The Interaction Loop
In the theater of Reinforcement Learning, the Agent and the Environment perform a continuous dance. At each discrete time step $t$, the agent receives a representation of the environment's State ($S_t$). Based on this, the agent selects an Action ($A_t$). One step later, as a consequence of its action, the agent receives a numerical Reward ($R_{t+1}$) and finds itself in a new state ($S_{t+1}$).
The Finite MDP Framework
A Finite Markov Decision Process (Finite MDP) is the mathematical bedrock of this interaction. It assumes that the sets of states, actions, and rewards are finite. This allows us to define the dynamics of the environment through a single probability distribution: $p(s', r | s, a) = \Pr\{S_t=s', R_t=r | S_{t-1}=s, A_{t-1}=a\}$.

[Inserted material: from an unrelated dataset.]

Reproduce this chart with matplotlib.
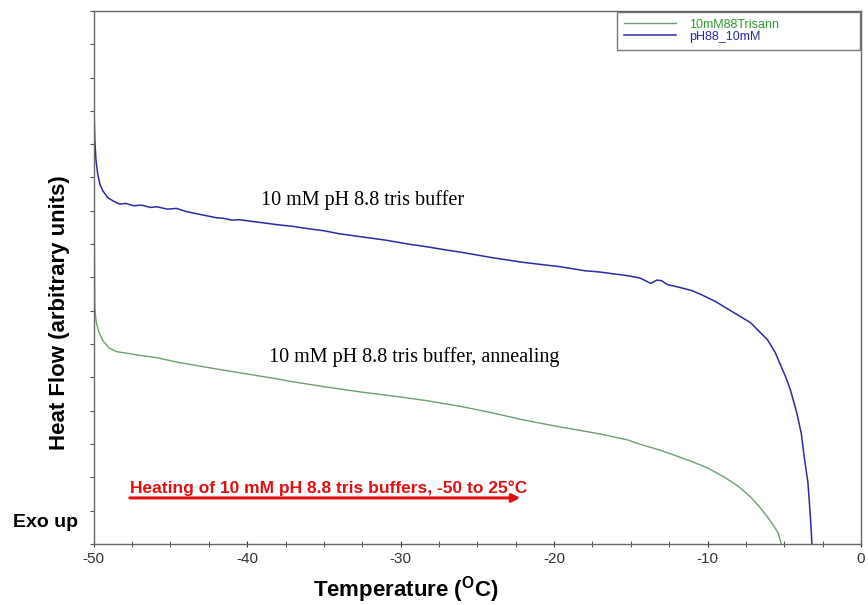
import numpy as np
import matplotlib
matplotlib.use("Agg")
import matplotlib.pyplot as plt

plt.rcParams['font.family'] = ['Liberation Sans', 'DejaVu Sans']

# DSC heating traces (y in arbitrary units, 0..16)
blue_t = [-50.0, -49.98, -49.93, -49.85, -49.74, -49.6, -49.41, -49.1, -48.76, -48.3,
          -47.9, -47.4, -46.9, -46.3, -45.9, -45.2, -44.6, -44.0, -43.4, -42.0,
          -41.5, -41.0, -40.5, -39.0, -38.0, -37.0, -36.0, -35.0, -34.0, -32.6,
          -31.0, -29.5, -28.3, -27.0, -26.0, -24.0, -22.0, -19.6, -18.0, -17.0,
          -15.2, -14.4, -13.7, -13.3, -13.0, -12.6, -12.0, -11.0, -10.4, -9.5,
          -8.5, -7.2, -6.1, -5.6, -5.2, -4.9, -4.6, -4.2, -3.9, -3.7,
          -3.46, -3.3, -3.2]
blue_v = [14.0, 13.0, 12.1, 11.5, 11.1, 10.8, 10.6, 10.4, 10.3, 10.2,
          10.22, 10.15, 10.17, 10.1, 10.12, 10.05, 10.07, 9.98, 9.92, 9.79,
          9.77, 9.72, 9.73, 9.64, 9.58, 9.53, 9.46, 9.40, 9.31, 9.22,
          9.12, 9.0, 8.92, 8.82, 8.75, 8.59, 8.45, 8.32, 8.2, 8.16,
          8.05, 7.98, 7.82, 7.92, 7.9, 7.78, 7.72, 7.6, 7.48, 7.28,
          7.0, 6.64, 6.13, 5.75, 5.32, 5.0, 4.62, 3.95, 3.33, 2.6,
          1.83, 0.8, 0.0]

green_t = [-50.0, -49.98, -49.96, -49.93, -49.85, -49.7, -49.41, -49.0, -48.5, -47.8,
           -47.0, -45.9, -44.5, -43.0, -41.6, -40.0, -38.0, -37.2, -35.0, -32.6,
           -30.5, -28.3, -26.0, -24.0, -22.0, -19.6, -17.0, -15.2, -14.4, -13.0,
           -11.3, -10.0, -8.9, -8.0, -7.2, -6.6, -6.1, -5.7, -5.4, -5.2]
green_v = [12.0, 10.5, 9.0, 7.1, 6.7, 6.4, 6.1, 5.88, 5.77, 5.72,
           5.66, 5.59, 5.45, 5.33, 5.22, 5.1, 4.95, 4.88, 4.72, 4.56,
           4.44, 4.3, 4.12, 3.93, 3.72, 3.51, 3.3, 3.12, 2.99, 2.8,
           2.52, 2.28, 2.0, 1.73, 1.41, 1.1, 0.81, 0.55, 0.33, 0.0]

xticks = [-50, -40, -30, -20, -10, 0]

fig = plt.figure(figsize=(8.68, 6.05), dpi=100)
ax = fig.add_axes([0.108, 0.101, 0.884, 0.881])

ax.plot(green_t, green_v, color='#6f9f6f', lw=1.0, label='10mM88Trisann')
ax.plot(blue_t, blue_v, color='#2a2aa6', lw=1.1, label='pH88_10mM')

ax.set_xlim(-50, 0)
ax.set_ylim(0, 16)
ax.set_xticks(xticks)
ax.set_xticklabels([str(t) for t in xticks])
ax.set_xticks(np.arange(-50, 0.1, 2.5), minor=True)
ax.set_yticks(np.arange(0, 16.1, 1))
ax.set_yticklabels([])
ax.tick_params(axis='x', direction='inout', length=5, labelsize=11, colors='#333333')
ax.tick_params(axis='x', which='minor', direction='inout', length=4, color='#333333')
ax.tick_params(axis='y', direction='out', length=3, color='#555555')
for s in ax.spines.values():
    s.set_color('#666666')
    s.set_linewidth(1.0)

fig.text(0.468, 0.025, 'Temperature ($^{\\mathregular{O}}$C)', fontsize=16,
         fontweight='bold', ha='center', va='center')
fig.text(0.069, 0.483, 'Heat Flow (arbitrary units)', fontsize=16, fontweight='bold',
         rotation=90, ha='center', va='center')

ax.text(-32.5, 10.33, '10 mM pH 8.8 tris buffer', family='Liberation Serif',
        fontsize=14.5, ha='center', va='center')
ax.text(-29.15, 5.6, '10 mM pH 8.8 tris buffer, annealing', family='Liberation Serif',
        fontsize=14.5, ha='center', va='center')

ax.text(-47.65, 1.68, 'Heating of 10 mM pH 8.8 tris buffers, -50 to 25\u00b0C',
        color='#e01010', fontsize=12.5, fontweight='bold', ha='left', va='center')
ax.annotate('', xy=(-22.2, 1.38), xytext=(-47.65, 1.38),
            arrowprops=dict(arrowstyle='-|>', color='#e01010', lw=2.2,
                            mutation_scale=12, shrinkA=0, shrinkB=0))

fig.text(0.015, 0.136, 'Exo up', fontsize=14, fontweight='bold', ha='left', va='center')

leg = ax.legend(loc='upper left', bbox_to_anchor=(0.682, 0.921, 0.317, 0.077),
                mode='expand', fontsize=9, frameon=True, fancybox=False,
                borderpad=0.55, handlelength=4.2, handletextpad=1.0,
                labelspacing=0.0, borderaxespad=0)
leg.get_frame().set_edgecolor('#555555')
leg.get_frame().set_linewidth(1.0)
for txt, c in zip(leg.get_texts(), ['#2e9a2e', '#2a2aa6']):
    txt.set_color(c)

fig.savefig('out.png', dpi=100)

- Agent-Environment Boundary: This is not a physical shell but a functional one. If the agent cannot change it arbitrarily, it is part of the environment. The motor of a robot is the environment; the control software is the agent.
- Episodic Tasks: The interaction breaks into finite sequences called Episodes, ending in a Terminal State (e.g., a game over).
- Continuing Tasks: Interactions that go on forever without a natural end (e.g., process control).